Obviously, $P_1$ is the original profile, while $P_k$ holds intermittency in the $k$th IMF and subsequent ones. Figure 6(a) gives four intrinsical optical turbulence profiles of the original profile in Fig. 2. We can add stratification structures into the model referring to the scales in Table 1. Figure 6(b) plots a comparison between $P_7$, $P_9$, and running mean profiles. Obviously, the variation of $P_7$ is similar to that of the mean profile over 1 km, while $P_7$ corresponds to a mean profile over 10 km.

To describe wave propagation in atmosphere, one has to use a comprehensive description of the media that is as realistic as possible. Fine structures are a natural feature of the $C_n^2$ signal, which lead to a discrepancy between the averaged model and measured signal^[21]. In adaptive optics and site-testing engineering, the coherent length and isoplanatic angle are pivotal parameters to the design and evaluation of systems. For plane waves translating vertically from height $h=0$ to $h=L$, coherence length $r_0$ and isoplanatic angle ${\theta }_0$ are expressed as^[1]$$r_0={(0.423k^2{\int }_0^L{C}_n^2(h)\mathrm{d}h)}^{-3/5},$$(7)$${\theta }_0={(2.914k^2{\int }_0^L{C}_n^2(h)h^{5/3}\mathrm{d}h)}^{-3/5}.$$(8)

Here, wavenumber $k=2\pi /\lambda$, and wavelength $\lambda =0.5\times {10}^{-6}\mathrm{m}$.

Figure 7 shows the coherence length and isoplanatic angle of the $C_n^2$ profile in Fig. 2, calculating from the IOTM. The value of $r_0$ raises from 2.30 at $P_1$ to 5.48 at $P_4$, finally reaching 7.72 at $P_{10}$. The value of ${\theta }_0$ raises from 0.74 at $P_1$ to 1.31 at $P_4$, finally reaching 1.97 at $P_{10}$. Note that $r_0$ and ${\theta }_0$ increase drastically with the deletion of IMF9 to the model, emphasizing the importance of the commonly detected bulge at the tropopause for coherence length and isoplanatic angle. It is interesting that though coherence length is sensitive to low height turbulence, and the isoplanatic angle is sensitive to upper air turbulence, they both fall off when stratification structures are added into the $C_n^2$ model.

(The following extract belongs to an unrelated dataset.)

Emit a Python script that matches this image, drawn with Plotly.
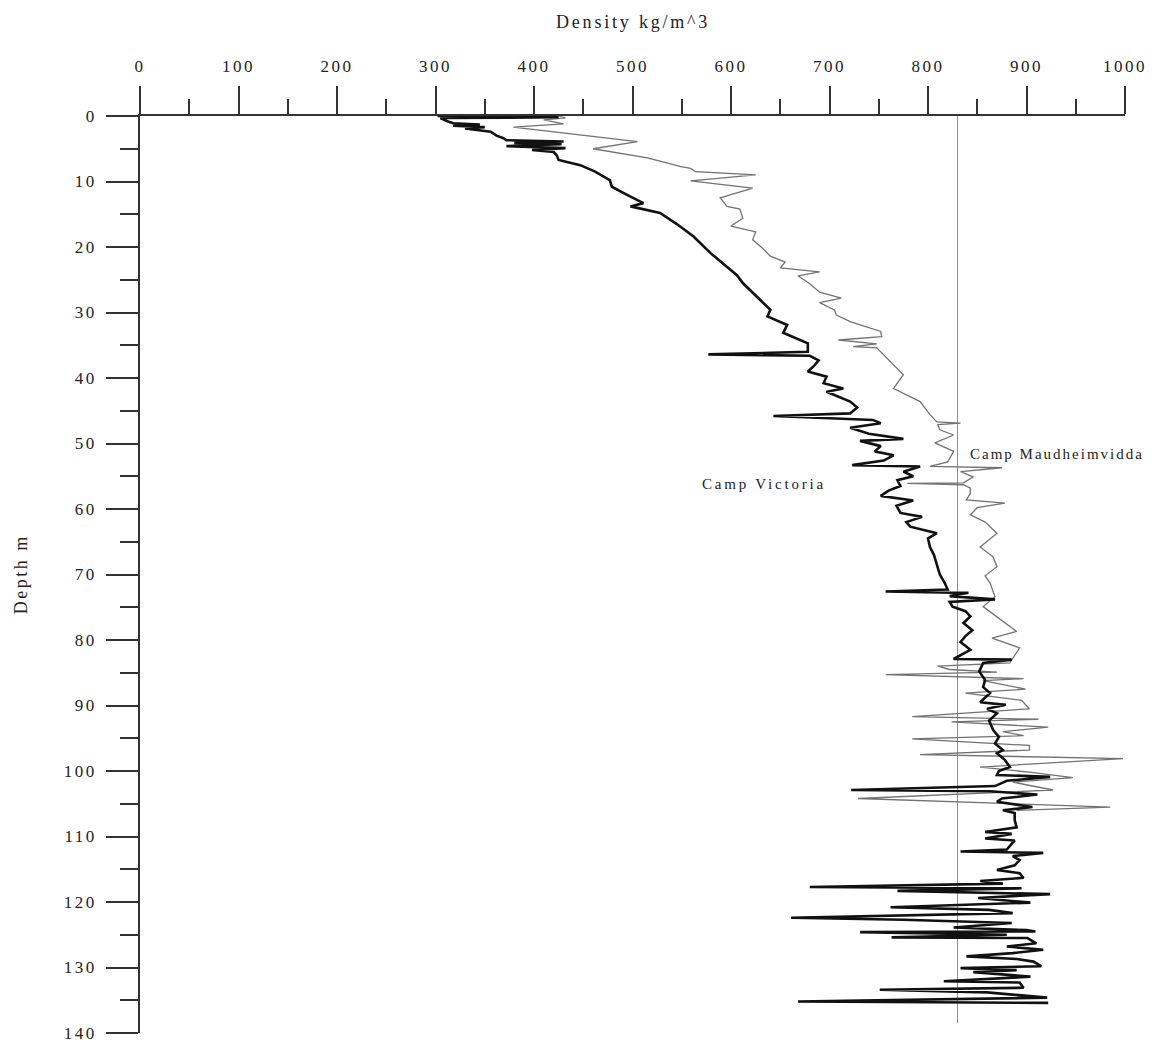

The calculations of optical turbulence effects are always related to the integrals of $C_n^2$ weighed by height, which are called turbulence moments^[11]. Here, we consider the turbulence moment $I_1$, $I_2$, and $I_3$, corresponding, respectively, to coherence length, isoplanatic angle, and scintillation^[1]: $$I_1={\int }_0^L{C}_n^2(h)\mathrm{d}h,$$(9)$$I_2={\int }_0^L{C}_n^2(h)h^{5/3}\mathrm{d}h,$$(10)$$I_3={\int }_0^L{C}_n^2(h){(L-h)}^{5/6}\mathrm{d}h.$$(11)

The contributions of different intrinsic optical turbulence profiles to $I_1$, $I_2$, and $I_3$ can be quantified by the ratio $$m_1(k)={\int }_0^L{10}^{P_k(h)}\mathrm{d}h/I_1\times 100\%,$$(12)$$m_2(k)={\int }_0^L{10}^{P_k(h)}{h}^{5/3}\mathrm{d}h/I_2\times 100\%,$$(13)$$m_3(k)={\int }_0^L{10}^{P_k(h)}{(L-h)}^{5/6}\mathrm{d}h/I_3\times 100\%.$$(14)

The blue dots in Fig. 8 show a scatter plot of $m_1$, $m_2$, and $m_3$ versus the order of intrinsic optical turbulence profiles. For convenience, the 10th IMF and the residue are amalgamated into the ninth one and can be regarded as the large-scale background profile. Generally, at a given order, $m_1$, $m_2$, and $m_3$ of the 25 different profiles are highly variable due to the diverse distribution of different profiles. However, in most of the cases, they vary in the same decreasing trend. Judging from the mean level that is represented as the red line, $m_1$ drops down to 25.6% at $P_4$, highlighting the impact of intermittent parts on propagation. $m_1$ decreases from 21.1% at $P_5$ to 15.9% at $P_8$, showing the contribution of stratification structures. $P_9$, regarded as the background profile, provides a nearly 13.4% contribution to $I_1$. $I_2$ and $I_3$ share a similar trend with a minor difference in value.

In conclusion, we affirm the feasibility of CEEMD for analyzing optical turbulence profiles. The established IOTM successfully adds fine structures into the optical turbulence model. The calculations of turbulence moments using the IOTM show the effects of intermittency and stratification. Future investigations are needed to verify the results with other measuring methods such as the differential image motion monitor.